▶ What is asked: Below, locate the line that contains "Clone this chart in Apache ECharts.". Repeat exactly from that line to the line that contains "The picture is", inclusive, leaving out the pictures.

▶ The input:

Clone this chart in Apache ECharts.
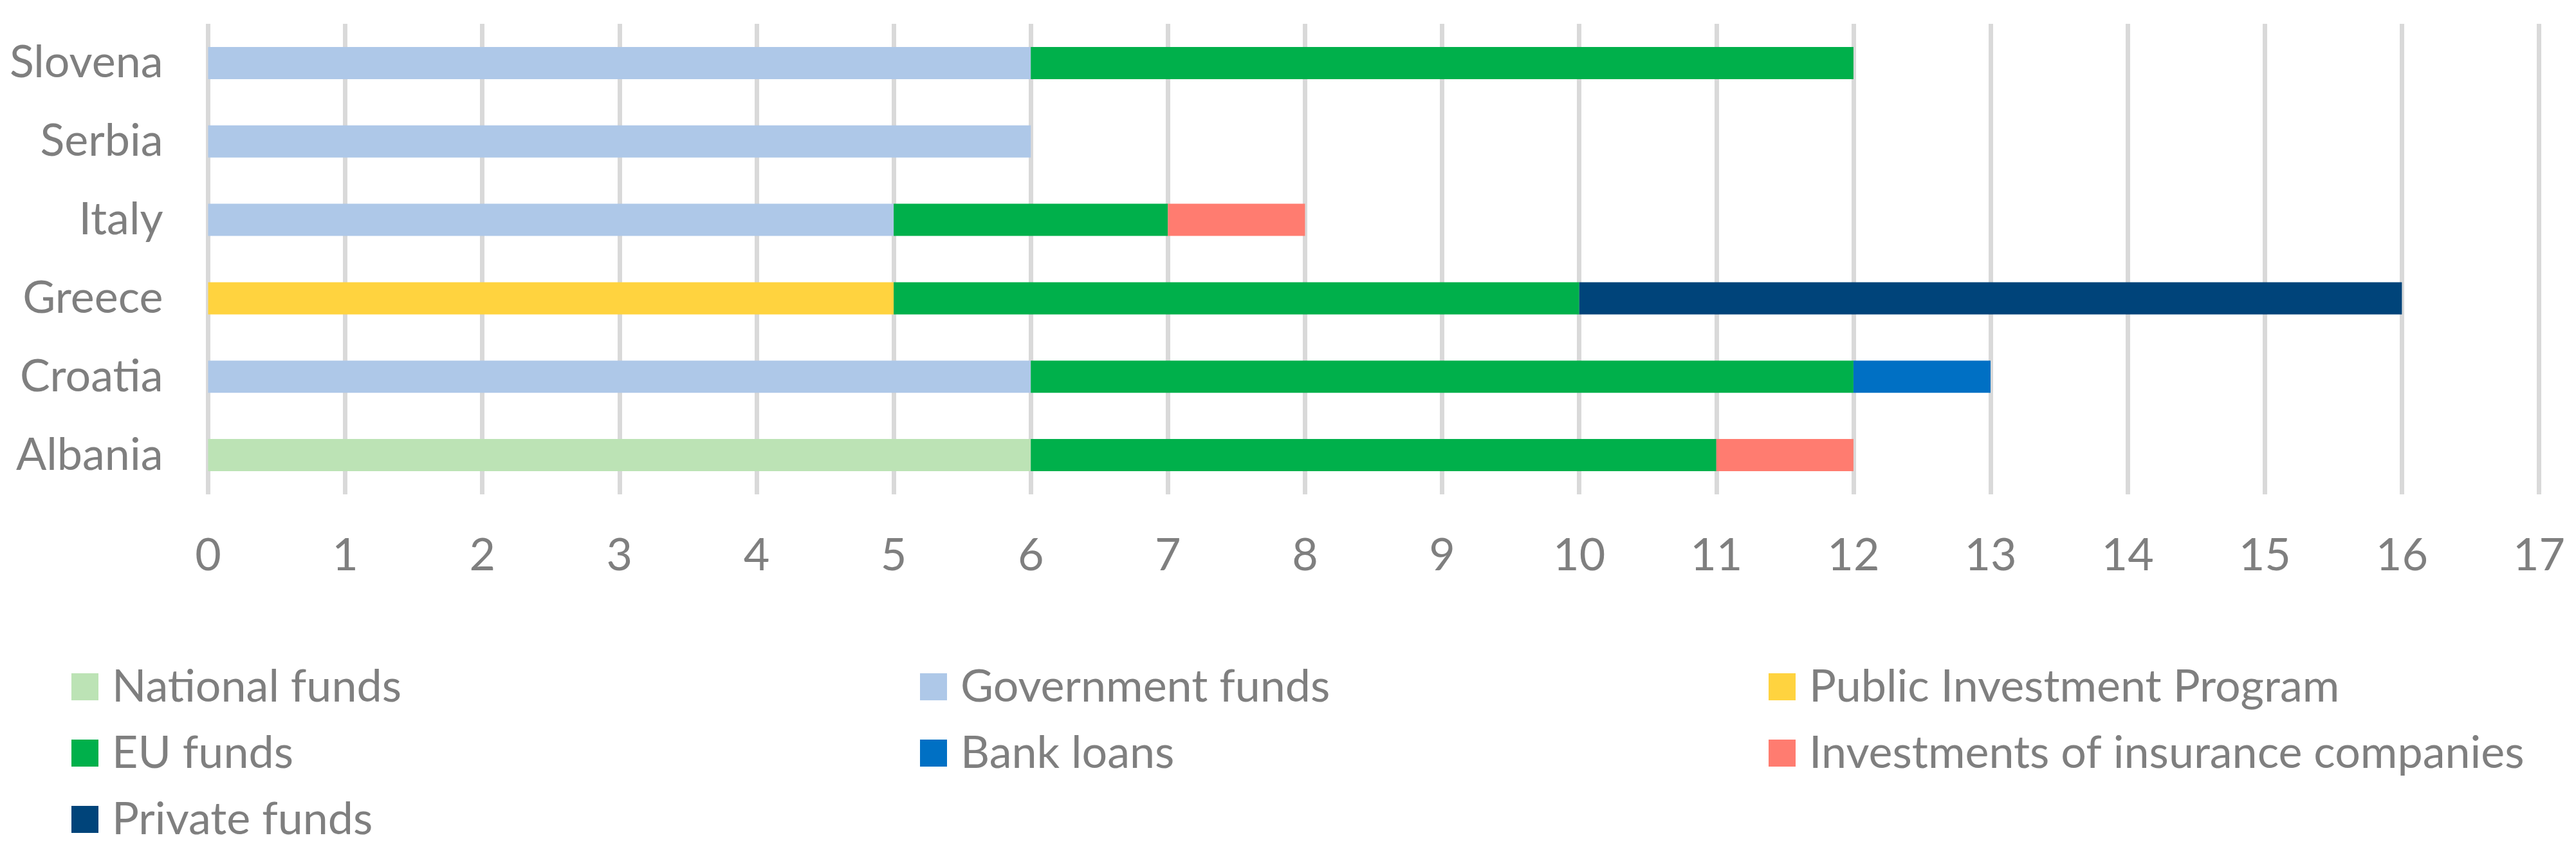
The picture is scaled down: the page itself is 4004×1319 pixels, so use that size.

---

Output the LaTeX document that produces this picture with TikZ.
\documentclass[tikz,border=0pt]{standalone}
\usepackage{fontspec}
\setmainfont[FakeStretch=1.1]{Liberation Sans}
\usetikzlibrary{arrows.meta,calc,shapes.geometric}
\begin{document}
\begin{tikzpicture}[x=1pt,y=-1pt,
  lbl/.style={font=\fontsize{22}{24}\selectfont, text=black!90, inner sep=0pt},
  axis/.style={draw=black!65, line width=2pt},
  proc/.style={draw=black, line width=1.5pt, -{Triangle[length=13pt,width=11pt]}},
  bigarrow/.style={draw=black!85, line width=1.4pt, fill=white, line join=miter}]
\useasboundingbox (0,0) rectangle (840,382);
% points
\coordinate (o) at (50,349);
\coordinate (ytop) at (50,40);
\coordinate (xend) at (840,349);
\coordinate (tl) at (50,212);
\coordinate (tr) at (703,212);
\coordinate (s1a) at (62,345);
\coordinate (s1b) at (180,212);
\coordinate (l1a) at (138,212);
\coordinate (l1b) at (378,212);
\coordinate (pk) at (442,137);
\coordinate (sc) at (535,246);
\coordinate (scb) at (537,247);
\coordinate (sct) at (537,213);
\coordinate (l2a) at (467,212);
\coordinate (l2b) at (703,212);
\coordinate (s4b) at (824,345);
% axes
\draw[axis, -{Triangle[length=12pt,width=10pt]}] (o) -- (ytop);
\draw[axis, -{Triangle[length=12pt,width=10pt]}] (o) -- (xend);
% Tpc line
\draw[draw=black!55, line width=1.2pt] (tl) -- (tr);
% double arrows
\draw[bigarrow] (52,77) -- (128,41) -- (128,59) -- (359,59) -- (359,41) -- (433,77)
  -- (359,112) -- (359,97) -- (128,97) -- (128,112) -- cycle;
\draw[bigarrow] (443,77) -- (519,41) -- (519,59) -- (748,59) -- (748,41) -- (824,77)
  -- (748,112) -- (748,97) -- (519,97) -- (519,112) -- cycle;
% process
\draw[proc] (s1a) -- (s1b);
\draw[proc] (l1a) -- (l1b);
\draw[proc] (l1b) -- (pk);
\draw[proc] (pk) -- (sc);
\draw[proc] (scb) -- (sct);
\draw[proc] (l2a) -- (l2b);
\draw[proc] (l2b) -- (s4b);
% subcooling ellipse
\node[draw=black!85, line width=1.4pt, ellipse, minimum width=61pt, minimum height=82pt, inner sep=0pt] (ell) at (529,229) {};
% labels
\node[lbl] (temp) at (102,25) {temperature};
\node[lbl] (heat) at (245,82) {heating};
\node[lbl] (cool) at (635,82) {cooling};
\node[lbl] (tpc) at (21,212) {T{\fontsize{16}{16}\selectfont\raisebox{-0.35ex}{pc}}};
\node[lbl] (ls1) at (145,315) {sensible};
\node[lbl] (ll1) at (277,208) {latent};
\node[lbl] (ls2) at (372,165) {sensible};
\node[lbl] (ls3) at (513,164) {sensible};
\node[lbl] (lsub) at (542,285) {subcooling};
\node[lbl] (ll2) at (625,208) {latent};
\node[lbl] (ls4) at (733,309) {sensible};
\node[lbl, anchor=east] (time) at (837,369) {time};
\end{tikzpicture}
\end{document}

▶ Solution for this task:
Clone this chart in Apache ECharts.
The picture is scaled down: the page itself is 4004×1319 pixels, so use that size.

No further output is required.